Initially filed by eight black workers more than five years ago, the lawsuit contends that NNI subjected them to a hostile work environment and denied them promotions and pay increases on account of their race.
The complaint says white employees were coddled and allowed to take long breaks, while black employees were mocked and laughed at — including with racial epithets and racist symbols — and ordered to do the plant’s most difficult and dirtiest work.
The number of plaintiffs spiked to 37 in an amended complaint, but Wright Allen dismissed some of those workers, bringing the tally to 22. The sides failed to strike a deal at a settlement conference in June, and a trial date is expected to be selected soon.
In asking for separate trials, Newport News Industrial contended that the suing workers worked in a variety of jobs, at different times, in different facilities and under different supervisors.
The company asserted that there was no discriminatory company policy or practice, and no “common bad actor” involved. As such, the company said, the workers had “distinct experiences” that should be sorted out in separate jury trials.

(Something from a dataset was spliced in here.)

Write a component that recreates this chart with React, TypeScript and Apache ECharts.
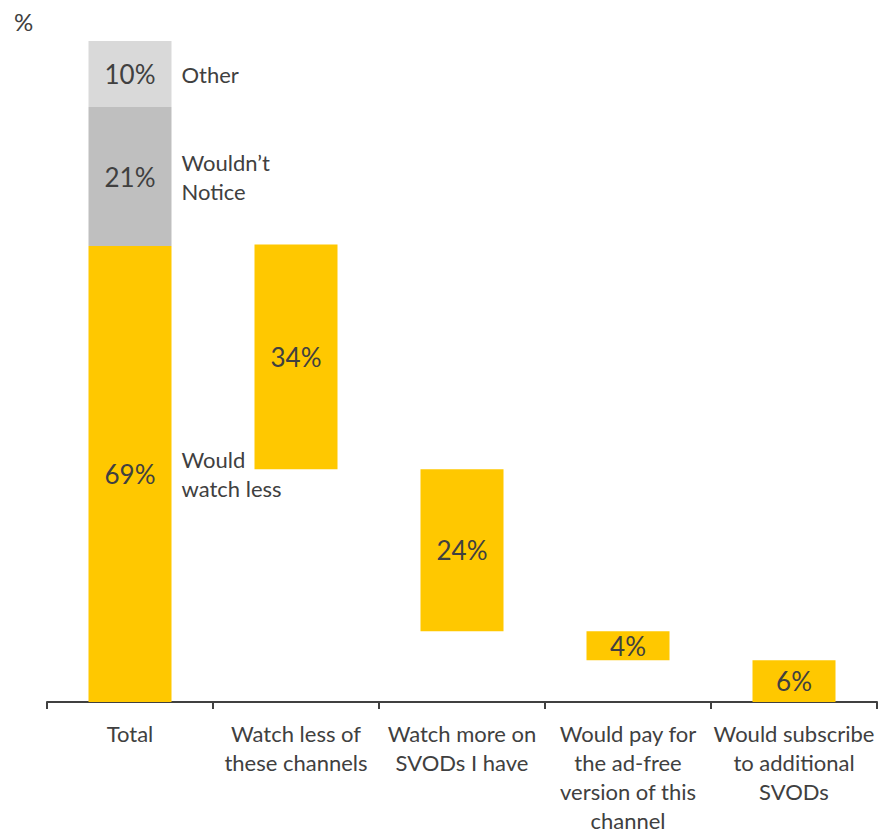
import React, { useEffect, useRef } from "react";
import * as echarts from "echarts";

const categories = [
  "Total",
  "Watch less of\nthese channels",
  "Watch more on\nSVODs I have",
  "Would pay for\nthe ad-free\nversion of this\nchannel",
  "Would subscribe\nto additional\nSVODs",
];
const baseValues = [0, 35.2, 10.7, 6.3, 0];
const watchLessValues = [69, 34, 24.5, 4.4, 6.3];
const watchLessLabels = ["69%", "34%", "24%", "4%", "6%"];
const wouldntNoticeValues = [21, null, null, null, null];
const otherValues = [10, null, null, null, null];
const segmentLabels = ["Would\nwatch less", "Wouldn\u2019t\nNotice", "Other"];
const segmentPctLabels = ["69%", "21%", "10%"];

const FONT = "Lato, 'Open Sans', sans-serif";
const TEXT = "#404040";

export default function App() {
  const ref = useRef<HTMLDivElement>(null);
  useEffect(() => {
    if (!ref.current) return;
    const chart = echarts.init(ref.current, undefined, { renderer: "svg" });
    const overlay = (vals: (number | null)[], name: string) => ({
      type: "bar",
      stack: "overlay",
      barWidth: "50%",
      barGap: "-100%",
      silent: true,
      itemStyle: { color: "rgba(0,0,0,0)" },
      label: {
        show: true,
        position: "right",
        distance: 10,
        formatter: () => name,
        color: TEXT,
        fontSize: 22,
        lineHeight: 29,
        fontFamily: FONT,
        align: "left",
      },
      data: vals,
    });
    chart.setOption({
      animation: false,
      textStyle: { fontFamily: FONT },
      grid: { left: 47, width: 830, top: 41, height: 667, containLabel: false },
      graphic: [
        {
          type: "text",
          left: 14,
          top: 9,
          style: { text: "%", fontSize: 24, fill: TEXT, fontFamily: FONT },
        },
      ],
      xAxis: {
        type: "category",
        data: categories,
        axisLine: { lineStyle: { color: TEXT, width: 2 } },
        axisTick: { show: true, length: 7, lineStyle: { color: TEXT, width: 2 } },
        axisLabel: {
          color: TEXT,
          fontSize: 22,
          lineHeight: 29,
          margin: 17,
          fontFamily: FONT,
          interval: 0,
        },
      },
      yAxis: { type: "value", min: 0, max: 100, show: false },
      series: [
        {
          type: "bar",
          stack: "main",
          barWidth: "50%",
          barGap: "-100%",
          silent: true,
          itemStyle: { color: "rgba(0,0,0,0)" },
          data: baseValues,
        },
        {
          type: "bar",
          stack: "main",
          barWidth: "50%",
          barGap: "-100%",
          itemStyle: { color: "#FFC800" },
          label: {
            show: true,
            position: "inside",
            formatter: (p: any) => watchLessLabels[p.dataIndex],
            color: TEXT,
            fontSize: 26,
            fontFamily: FONT,
          },
          data: watchLessValues,
        },
        {
          type: "bar",
          stack: "main",
          barWidth: "50%",
          barGap: "-100%",
          itemStyle: { color: "#BFBFBF" },
          label: {
            show: true,
            position: "inside",
            formatter: () => segmentPctLabels[1],
            color: TEXT,
            fontSize: 26,
            fontFamily: FONT,
          },
          data: wouldntNoticeValues,
        },
        {
          type: "bar",
          stack: "main",
          barWidth: "50%",
          barGap: "-100%",
          itemStyle: { color: "#D9D9D9" },
          label: {
            show: true,
            position: "inside",
            formatter: () => segmentPctLabels[2],
            color: TEXT,
            fontSize: 26,
            fontFamily: FONT,
          },
          data: otherValues,
        },
        overlay([watchLessValues[0], null, null, null, null], segmentLabels[0]),
        overlay([wouldntNoticeValues[0], null, null, null, null], segmentLabels[1]),
        overlay([otherValues[0], null, null, null, null], segmentLabels[2]),
      ],
    });
    return () => chart.dispose();
  }, []);
  return <div ref={ref} style={{ width: 878, height: 835, position: "absolute", left: 0, top: 0 }} />;
}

But the suing workers’ attorneys, with the firm of Friedman & Houlding in New York, said the discrimination “saturated the entire environment" and the cases should remain combined. They said the discriminatory treatment mostly involved the same supervisors and took place largely at the Enterprise Drive site.
In siding with the plaintiffs, Wright Allen ruled that that the there are “common questions of law or fact" that justifies keeping the cases together. For example, she wrote, 20 of the 22 plaintiffs were welders, most of whom said they were harassed by the same foreman and witnessed similar racist symbols.
“NNI’s attempts to separate Plaintiffs who saw racist graffiti from those who saw racist clothing from those who were called racial epithets are unpersuasive,” Wright Allen wrote. “The incidents need not be identical in every respect, but merely logically related."